2. The method of claim 1, wherein the source hydrocarbon comprises 1 to 6 carbons.
3. The method of claim 1, wherein the halogen is selected from the group consisting of Cl2, Br2, 12, ClBr, and mixtures thereof.
4. The method of claim 1, wherein the hydrocarbon fuel comprises 8 to 30 carbons.
5. The method of claim 1, wherein the step of decarbonizing is performed in a combustion chamber.
6. The method of claim 5, wherein the combustion chamber has a volume of about 1 m3 to about 10 m3.
7. The method of claim 5, wherein during the decarbonization, an internal temperature in the combustion chamber ranges from about 298 K to about 2550 K, and a pressure ranges from about 1 atm to about 20 atm.
8. The method of claim 1, wherein the catalyst is an organometallic catalyst comprising at least one metal element selected from the group consisting of Al, Sc, Ti, V, Cr, Mn, Fe, Co, Ni, Cu, Zn, Y, Zr, Nb, Mo, Tc, Ru, Rh, Pd, Ag, Cd, Hf, Ta, W, Re, Os, Ir, Pt, and Au.
9. The method of claim 1, wherein the hydrocarbon fuel is synthesized at a temperature ranging from about 300-350 °C.
10. The method of claim 1, further comprising:
decomposing the hydrogen halide by adding energy to produce the hydrogen (H2) and reproduced halogen; and collecting the hydrogen (H2) for synthesizing the hydrocarbon fuel.

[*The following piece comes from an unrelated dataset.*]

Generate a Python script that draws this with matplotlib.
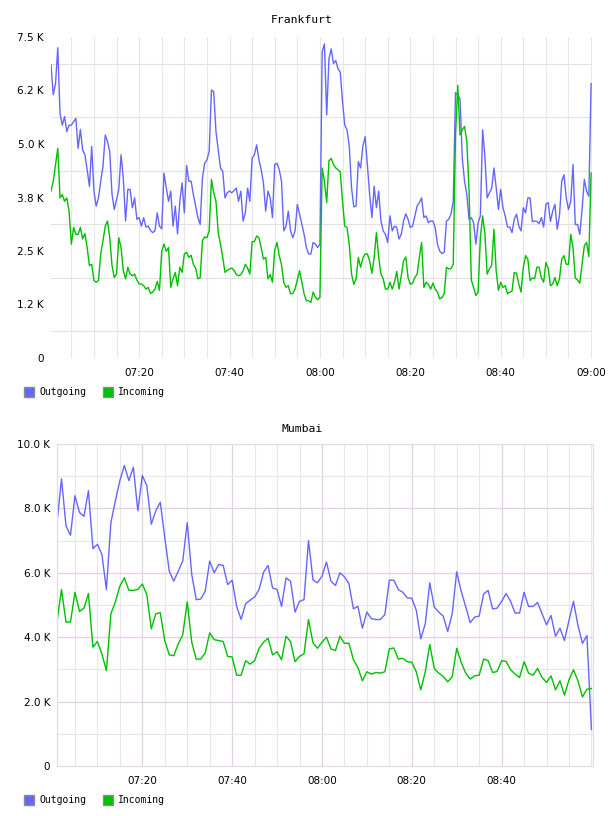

11. The method of claim 10, wherein the energy is added by radiating UV light.
12. The method of claim 11, wherein a wavelength of the UV light ranges from about 100 nm to about 320 nm.
13. The method of claim 12, wherein the UV light is radiated at least for about 10 min, and at an intensity of about 50 mJ/cm2.
14. The method of claim 1, wherein the source hydrocarbon is methane.
15. The method of claim 14, wherein the halogen is Br2.
16. The method of claim 15, wherein a ratio between a partial pressure of the methane and a partial pressure Br2 is of about 1: 2-10.
17. The method of claim 1, wherein the hydrocarbon fuel is octane.
18. The method of claim 1, further comprising: liquefying the hydrocarbon fuel.
19. A hydrocarbon fuel that is manufactured by a method of claim 1.
20. The hydrocarbon fuel of claim 18, comprising octane.